Data segment start

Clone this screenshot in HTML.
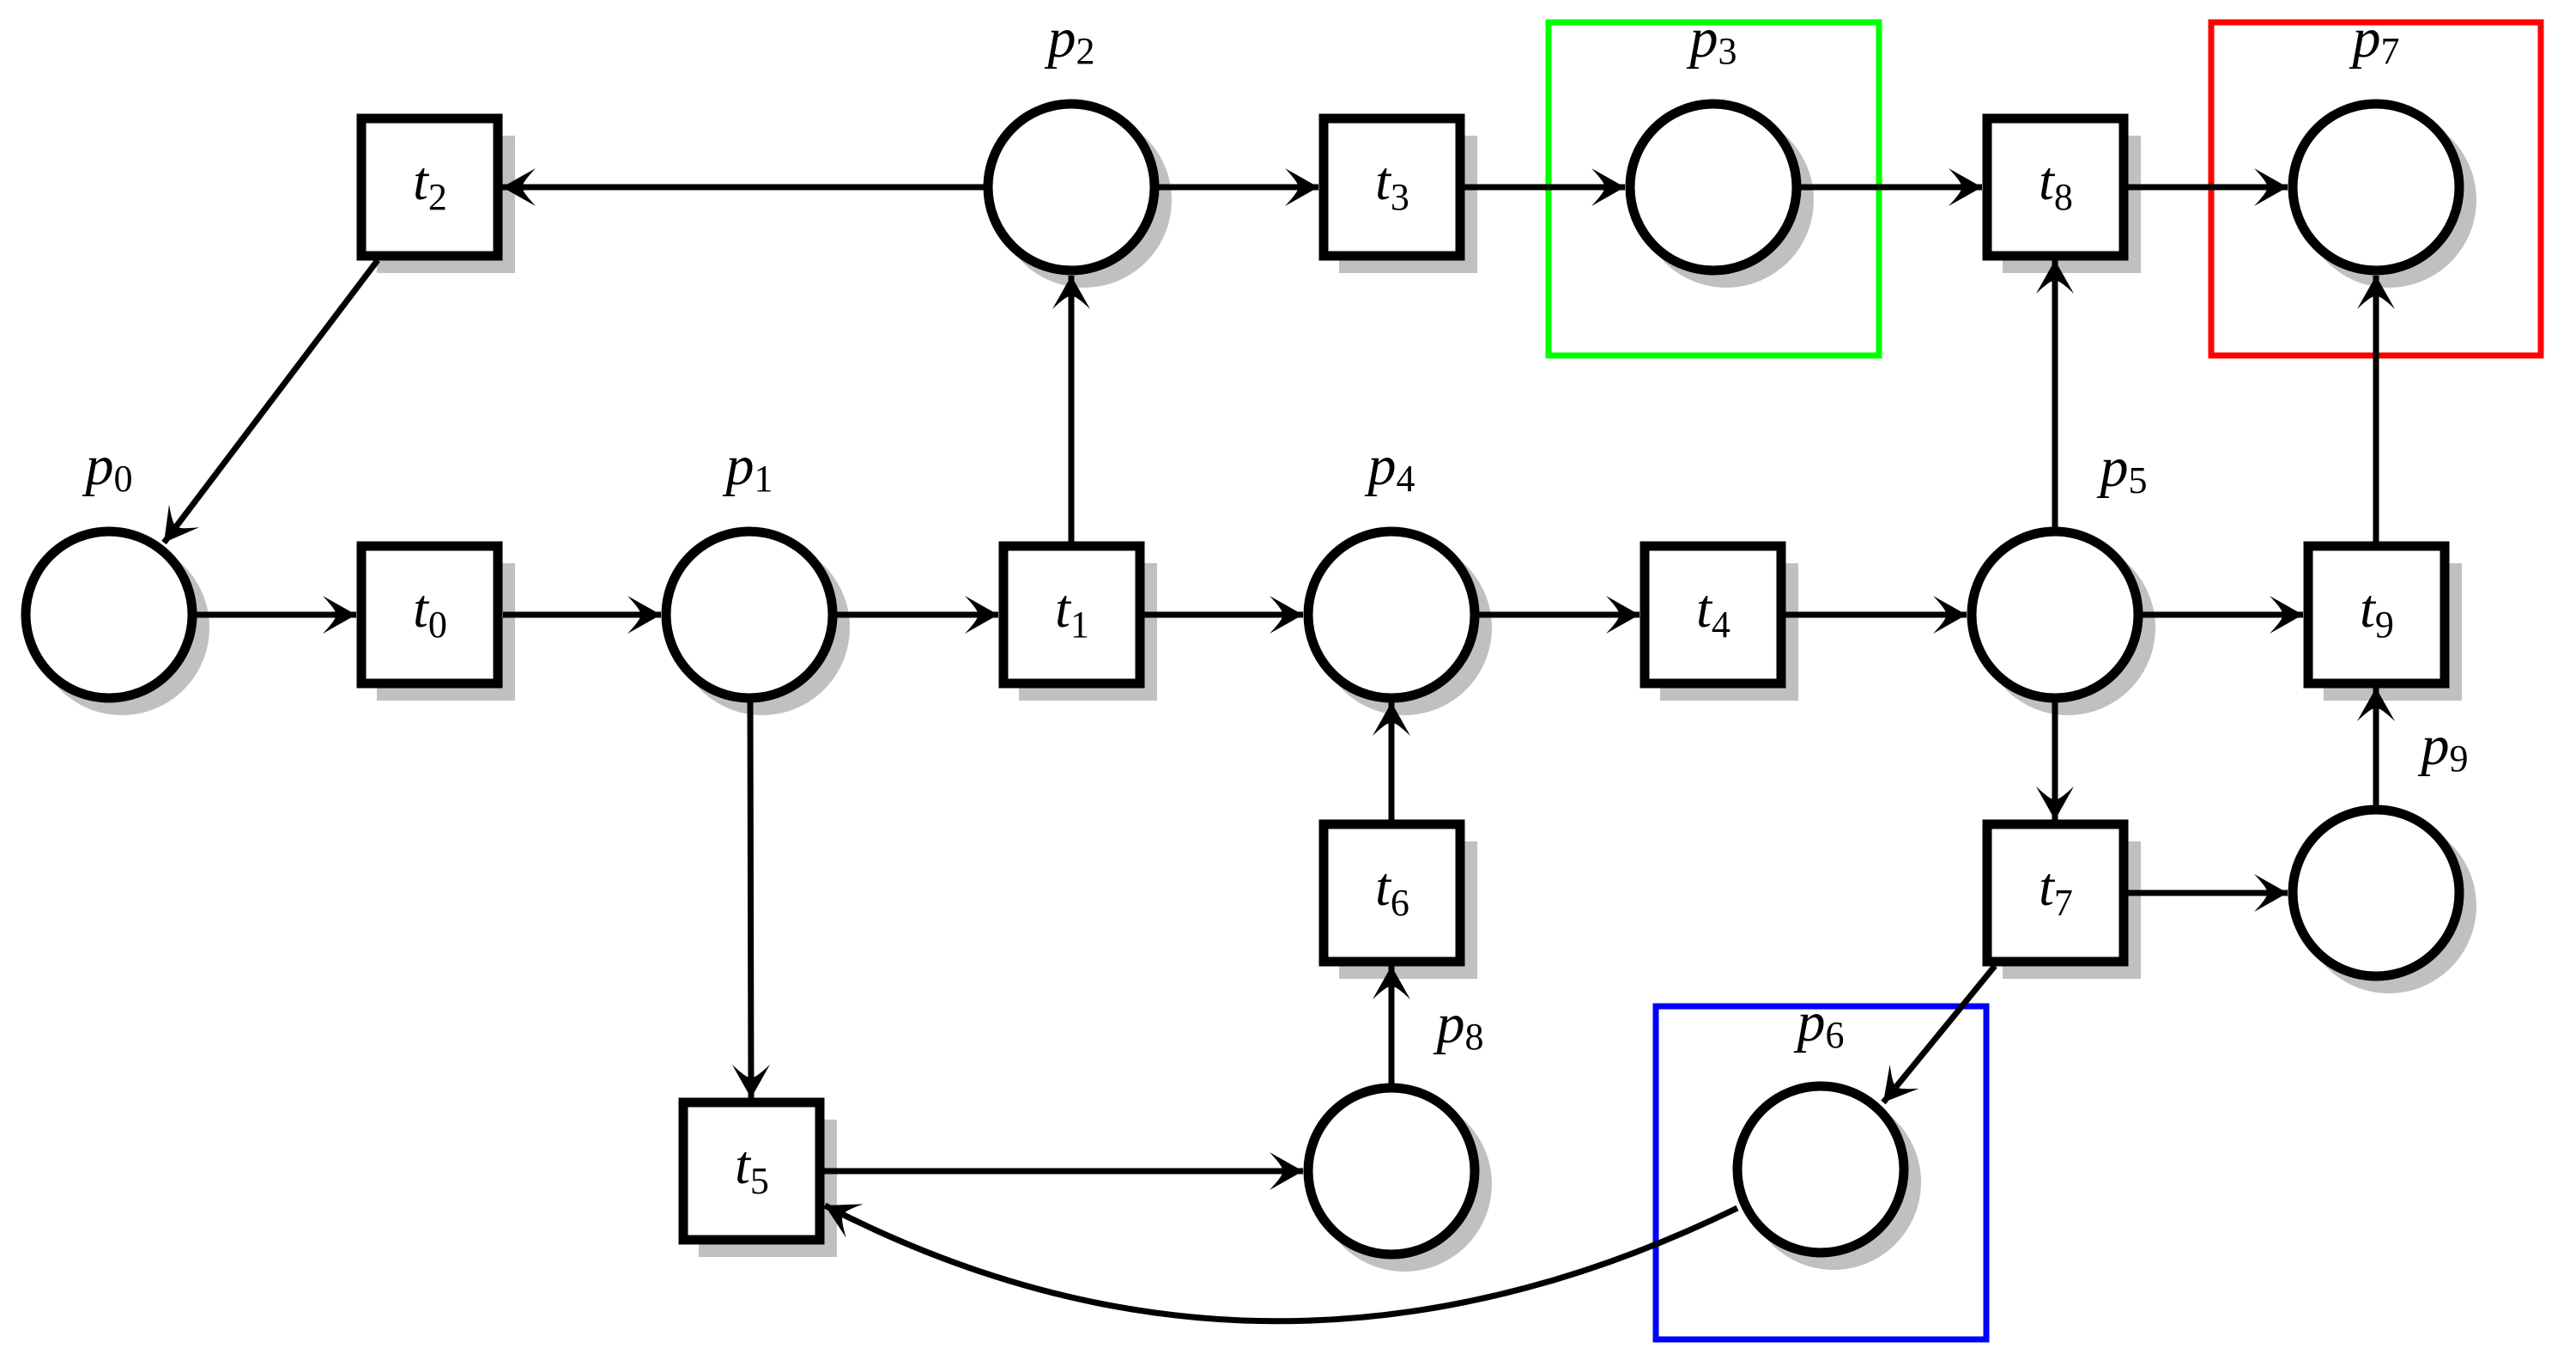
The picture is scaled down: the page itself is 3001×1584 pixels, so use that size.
<!DOCTYPE html>
<html><head><meta charset="utf-8"><style>
html,body{margin:0;padding:0;background:#fff;}
svg{display:block;}
text{font-family:"Liberation Serif",serif;fill:#000;}
.it{font-style:italic;}
</style></head><body>
<svg width="3001" height="1584" viewBox="0 0 3001 1584" xmlns="http://www.w3.org/2000/svg">
<defs>
<marker id="a" markerUnits="userSpaceOnUse" markerWidth="60" markerHeight="60" viewBox="-50 -30 60 60" refX="0" refY="0" orient="auto">
<path d="M0,0 L-39,-22 Q-22,-4 -24,0 Q-22,4 -39,22 Z" fill="#000"/>
</marker>
</defs>

<!-- colored boxes -->
<rect x="1804" y="26" width="385" height="388" fill="none" stroke="#00ff00" stroke-width="7"/>
<rect x="2576" y="26" width="384" height="388" fill="none" stroke="#ff0000" stroke-width="7"/>
<rect x="1929" y="1172" width="385" height="388" fill="none" stroke="#0000ff" stroke-width="7"/>

<!-- shadows: places -->
<g fill="#c0c0c0">
<circle cx="142" cy="731" r="102"/>
<circle cx="888" cy="731" r="102"/>
<circle cx="1263" cy="233" r="102"/>
<circle cx="2011" cy="233" r="102"/>
<circle cx="1636" cy="731" r="102"/>
<circle cx="2409" cy="731" r="102"/>
<circle cx="2136" cy="1377" r="102"/>
<circle cx="2783" cy="233" r="102"/>
<circle cx="1636" cy="1379" r="102"/>
<circle cx="2783" cy="1055" r="102"/>
</g>
<!-- shadows: transitions (x-61..+100, y-60..+100) -->
<g fill="#c0c0c0">
<rect x="439" y="656" width="161" height="160"/>
<rect x="1187" y="656" width="161" height="160"/>
<rect x="439" y="158" width="161" height="160"/>
<rect x="1560" y="158" width="161" height="160"/>
<rect x="1934" y="656" width="161" height="160"/>
<rect x="814" y="1304" width="161" height="160"/>
<rect x="1560" y="980" width="161" height="160"/>
<rect x="2333" y="980" width="161" height="160"/>
<rect x="2333" y="158" width="161" height="160"/>
<rect x="2707" y="656" width="161" height="160"/>
</g>

<!-- arcs -->
<g stroke="#000" stroke-width="7" fill="none" marker-end="url(#a)">
<line x1="228" y1="716" x2="415" y2="716"/>
<line x1="586" y1="716" x2="770" y2="716"/>
<line x1="975" y1="716" x2="1163" y2="716"/>
<line x1="1333" y1="716" x2="1518" y2="716"/>
<line x1="1723" y1="716" x2="1910" y2="716"/>
<line x1="2080" y1="716" x2="2291" y2="716"/>
<line x1="2496" y1="716" x2="2683" y2="716"/>
<line x1="1248" y1="631" x2="1248" y2="321"/>
<line x1="1146" y1="218" x2="585" y2="218"/>
<line x1="1350" y1="218" x2="1536" y2="218"/>
<line x1="1706" y1="218" x2="1893" y2="218"/>
<line x1="2098" y1="218" x2="2309" y2="218"/>
<line x1="2479" y1="218" x2="2665" y2="218"/>
<line x1="2394" y1="614" x2="2394" y2="303"/>
<line x1="2768" y1="631" x2="2768" y2="321"/>
<line x1="874" y1="818" x2="875" y2="1279"/>
<line x1="960" y1="1364" x2="1518" y2="1364"/>
<line x1="1621" y1="1262" x2="1621" y2="1125"/>
<line x1="1621" y1="955" x2="1621" y2="818"/>
<line x1="2394" y1="818" x2="2394" y2="955"/>
<line x1="2479" y1="1040" x2="2665" y2="1040"/>
<line x1="2768" y1="938" x2="2768" y2="801"/>
<line x1="2324" y1="1125" x2="2194" y2="1284"/>
<line x1="440" y1="303" x2="191" y2="632"/>
<path d="M2024,1407 Q1480,1672 961,1404"/>
</g>

<!-- places -->
<g fill="#fff" stroke="#000" stroke-width="11">
<circle cx="127" cy="716" r="97"/>
<circle cx="873" cy="716" r="97"/>
<circle cx="1248" cy="218" r="97"/>
<circle cx="1996" cy="218" r="97"/>
<circle cx="1621" cy="716" r="97"/>
<circle cx="2394" cy="716" r="97"/>
<circle cx="2121" cy="1362" r="97"/>
<circle cx="2768" cy="218" r="97"/>
<circle cx="1621" cy="1364" r="97"/>
<circle cx="2768" cy="1040" r="97"/>
</g>
<!-- transitions -->
<g fill="#fff" stroke="#000" stroke-width="11">
<rect x="421" y="636" width="159" height="160"/>
<rect x="1169" y="636" width="159" height="160"/>
<rect x="421" y="138" width="159" height="160"/>
<rect x="1542" y="138" width="159" height="160"/>
<rect x="1916" y="636" width="159" height="160"/>
<rect x="796" y="1284" width="159" height="160"/>
<rect x="1542" y="960" width="159" height="160"/>
<rect x="2315" y="960" width="159" height="160"/>
<rect x="2315" y="138" width="159" height="160"/>
<rect x="2689" y="636" width="159" height="160"/>
</g>

<!-- transition labels -->
<g font-size="64" text-anchor="middle">
<text x="501" y="730"><tspan class="it">t</tspan><tspan font-size="44" dy="12">0</tspan></text>
<text x="1249" y="730"><tspan class="it">t</tspan><tspan font-size="44" dy="12">1</tspan></text>
<text x="501" y="232"><tspan class="it">t</tspan><tspan font-size="44" dy="12">2</tspan></text>
<text x="1622" y="232"><tspan class="it">t</tspan><tspan font-size="44" dy="12">3</tspan></text>
<text x="1996" y="730"><tspan class="it">t</tspan><tspan font-size="44" dy="12">4</tspan></text>
<text x="876" y="1378"><tspan class="it">t</tspan><tspan font-size="44" dy="12">5</tspan></text>
<text x="1622" y="1054"><tspan class="it">t</tspan><tspan font-size="44" dy="12">6</tspan></text>
<text x="2395" y="1054"><tspan class="it">t</tspan><tspan font-size="44" dy="12">7</tspan></text>
<text x="2395" y="232"><tspan class="it">t</tspan><tspan font-size="44" dy="12">8</tspan></text>
<text x="2769" y="730"><tspan class="it">t</tspan><tspan font-size="44" dy="12">9</tspan></text>
</g>
<!-- place labels -->
<g font-size="66" text-anchor="middle">
<text x="127" y="564"><tspan class="it">p</tspan><tspan font-size="44" dy="8">0</tspan></text>
<text x="873" y="564"><tspan class="it">p</tspan><tspan font-size="44" dy="8">1</tspan></text>
<text x="1248" y="66"><tspan class="it">p</tspan><tspan font-size="44" dy="8">2</tspan></text>
<text x="1996" y="66"><tspan class="it">p</tspan><tspan font-size="44" dy="8">3</tspan></text>
<text x="1621" y="564"><tspan class="it">p</tspan><tspan font-size="44" dy="8">4</tspan></text>
<text x="2474" y="566"><tspan class="it">p</tspan><tspan font-size="44" dy="8">5</tspan></text>
<text x="2121" y="1212"><tspan class="it">p</tspan><tspan font-size="44" dy="8">6</tspan></text>
<text x="2768" y="66"><tspan class="it">p</tspan><tspan font-size="44" dy="8">7</tspan></text>
<text x="1701" y="1214"><tspan class="it">p</tspan><tspan font-size="44" dy="8">8</tspan></text>
<text x="2848" y="890"><tspan class="it">p</tspan><tspan font-size="44" dy="8">9</tspan></text>
</g>
</svg>
</body></html>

Data segment end

Aim of the exercise: Every line is to be duplicated exactly, though pictures stay out.

Exercise solution:
Clone this screenshot in HTML.
The picture is scaled down: the page itself is 3001×1584 pixels, so use that size.
<!DOCTYPE html>
<html><head><meta charset="utf-8"><style>
html,body{margin:0;padding:0;background:#fff;}
svg{display:block;}
text{font-family:"Liberation Serif",serif;fill:#000;}
.it{font-style:italic;}
</style></head><body>
<svg width="3001" height="1584" viewBox="0 0 3001 1584" xmlns="http://www.w3.org/2000/svg">
<defs>
<marker id="a" markerUnits="userSpaceOnUse" markerWidth="60" markerHeight="60" viewBox="-50 -30 60 60" refX="0" refY="0" orient="auto">
<path d="M0,0 L-39,-22 Q-22,-4 -24,0 Q-22,4 -39,22 Z" fill="#000"/>
</marker>
</defs>

<!-- colored boxes -->
<rect x="1804" y="26" width="385" height="388" fill="none" stroke="#00ff00" stroke-width="7"/>
<rect x="2576" y="26" width="384" height="388" fill="none" stroke="#ff0000" stroke-width="7"/>
<rect x="1929" y="1172" width="385" height="388" fill="none" stroke="#0000ff" stroke-width="7"/>

<!-- shadows: places -->
<g fill="#c0c0c0">
<circle cx="142" cy="731" r="102"/>
<circle cx="888" cy="731" r="102"/>
<circle cx="1263" cy="233" r="102"/>
<circle cx="2011" cy="233" r="102"/>
<circle cx="1636" cy="731" r="102"/>
<circle cx="2409" cy="731" r="102"/>
<circle cx="2136" cy="1377" r="102"/>
<circle cx="2783" cy="233" r="102"/>
<circle cx="1636" cy="1379" r="102"/>
<circle cx="2783" cy="1055" r="102"/>
</g>
<!-- shadows: transitions (x-61..+100, y-60..+100) -->
<g fill="#c0c0c0">
<rect x="439" y="656" width="161" height="160"/>
<rect x="1187" y="656" width="161" height="160"/>
<rect x="439" y="158" width="161" height="160"/>
<rect x="1560" y="158" width="161" height="160"/>
<rect x="1934" y="656" width="161" height="160"/>
<rect x="814" y="1304" width="161" height="160"/>
<rect x="1560" y="980" width="161" height="160"/>
<rect x="2333" y="980" width="161" height="160"/>
<rect x="2333" y="158" width="161" height="160"/>
<rect x="2707" y="656" width="161" height="160"/>
</g>

<!-- arcs -->
<g stroke="#000" stroke-width="7" fill="none" marker-end="url(#a)">
<line x1="228" y1="716" x2="415" y2="716"/>
<line x1="586" y1="716" x2="770" y2="716"/>
<line x1="975" y1="716" x2="1163" y2="716"/>
<line x1="1333" y1="716" x2="1518" y2="716"/>
<line x1="1723" y1="716" x2="1910" y2="716"/>
<line x1="2080" y1="716" x2="2291" y2="716"/>
<line x1="2496" y1="716" x2="2683" y2="716"/>
<line x1="1248" y1="631" x2="1248" y2="321"/>
<line x1="1146" y1="218" x2="585" y2="218"/>
<line x1="1350" y1="218" x2="1536" y2="218"/>
<line x1="1706" y1="218" x2="1893" y2="218"/>
<line x1="2098" y1="218" x2="2309" y2="218"/>
<line x1="2479" y1="218" x2="2665" y2="218"/>
<line x1="2394" y1="614" x2="2394" y2="303"/>
<line x1="2768" y1="631" x2="2768" y2="321"/>
<line x1="874" y1="818" x2="875" y2="1279"/>
<line x1="960" y1="1364" x2="1518" y2="1364"/>
<line x1="1621" y1="1262" x2="1621" y2="1125"/>
<line x1="1621" y1="955" x2="1621" y2="818"/>
<line x1="2394" y1="818" x2="2394" y2="955"/>
<line x1="2479" y1="1040" x2="2665" y2="1040"/>
<line x1="2768" y1="938" x2="2768" y2="801"/>
<line x1="2324" y1="1125" x2="2194" y2="1284"/>
<line x1="440" y1="303" x2="191" y2="632"/>
<path d="M2024,1407 Q1480,1672 961,1404"/>
</g>

<!-- places -->
<g fill="#fff" stroke="#000" stroke-width="11">
<circle cx="127" cy="716" r="97"/>
<circle cx="873" cy="716" r="97"/>
<circle cx="1248" cy="218" r="97"/>
<circle cx="1996" cy="218" r="97"/>
<circle cx="1621" cy="716" r="97"/>
<circle cx="2394" cy="716" r="97"/>
<circle cx="2121" cy="1362" r="97"/>
<circle cx="2768" cy="218" r="97"/>
<circle cx="1621" cy="1364" r="97"/>
<circle cx="2768" cy="1040" r="97"/>
</g>
<!-- transitions -->
<g fill="#fff" stroke="#000" stroke-width="11">
<rect x="421" y="636" width="159" height="160"/>
<rect x="1169" y="636" width="159" height="160"/>
<rect x="421" y="138" width="159" height="160"/>
<rect x="1542" y="138" width="159" height="160"/>
<rect x="1916" y="636" width="159" height="160"/>
<rect x="796" y="1284" width="159" height="160"/>
<rect x="1542" y="960" width="159" height="160"/>
<rect x="2315" y="960" width="159" height="160"/>
<rect x="2315" y="138" width="159" height="160"/>
<rect x="2689" y="636" width="159" height="160"/>
</g>

<!-- transition labels -->
<g font-size="64" text-anchor="middle">
<text x="501" y="730"><tspan class="it">t</tspan><tspan font-size="44" dy="12">0</tspan></text>
<text x="1249" y="730"><tspan class="it">t</tspan><tspan font-size="44" dy="12">1</tspan></text>
<text x="501" y="232"><tspan class="it">t</tspan><tspan font-size="44" dy="12">2</tspan></text>
<text x="1622" y="232"><tspan class="it">t</tspan><tspan font-size="44" dy="12">3</tspan></text>
<text x="1996" y="730"><tspan class="it">t</tspan><tspan font-size="44" dy="12">4</tspan></text>
<text x="876" y="1378"><tspan class="it">t</tspan><tspan font-size="44" dy="12">5</tspan></text>
<text x="1622" y="1054"><tspan class="it">t</tspan><tspan font-size="44" dy="12">6</tspan></text>
<text x="2395" y="1054"><tspan class="it">t</tspan><tspan font-size="44" dy="12">7</tspan></text>
<text x="2395" y="232"><tspan class="it">t</tspan><tspan font-size="44" dy="12">8</tspan></text>
<text x="2769" y="730"><tspan class="it">t</tspan><tspan font-size="44" dy="12">9</tspan></text>
</g>
<!-- place labels -->
<g font-size="66" text-anchor="middle">
<text x="127" y="564"><tspan class="it">p</tspan><tspan font-size="44" dy="8">0</tspan></text>
<text x="873" y="564"><tspan class="it">p</tspan><tspan font-size="44" dy="8">1</tspan></text>
<text x="1248" y="66"><tspan class="it">p</tspan><tspan font-size="44" dy="8">2</tspan></text>
<text x="1996" y="66"><tspan class="it">p</tspan><tspan font-size="44" dy="8">3</tspan></text>
<text x="1621" y="564"><tspan class="it">p</tspan><tspan font-size="44" dy="8">4</tspan></text>
<text x="2474" y="566"><tspan class="it">p</tspan><tspan font-size="44" dy="8">5</tspan></text>
<text x="2121" y="1212"><tspan class="it">p</tspan><tspan font-size="44" dy="8">6</tspan></text>
<text x="2768" y="66"><tspan class="it">p</tspan><tspan font-size="44" dy="8">7</tspan></text>
<text x="1701" y="1214"><tspan class="it">p</tspan><tspan font-size="44" dy="8">8</tspan></text>
<text x="2848" y="890"><tspan class="it">p</tspan><tspan font-size="44" dy="8">9</tspan></text>
</g>
</svg>
</body></html>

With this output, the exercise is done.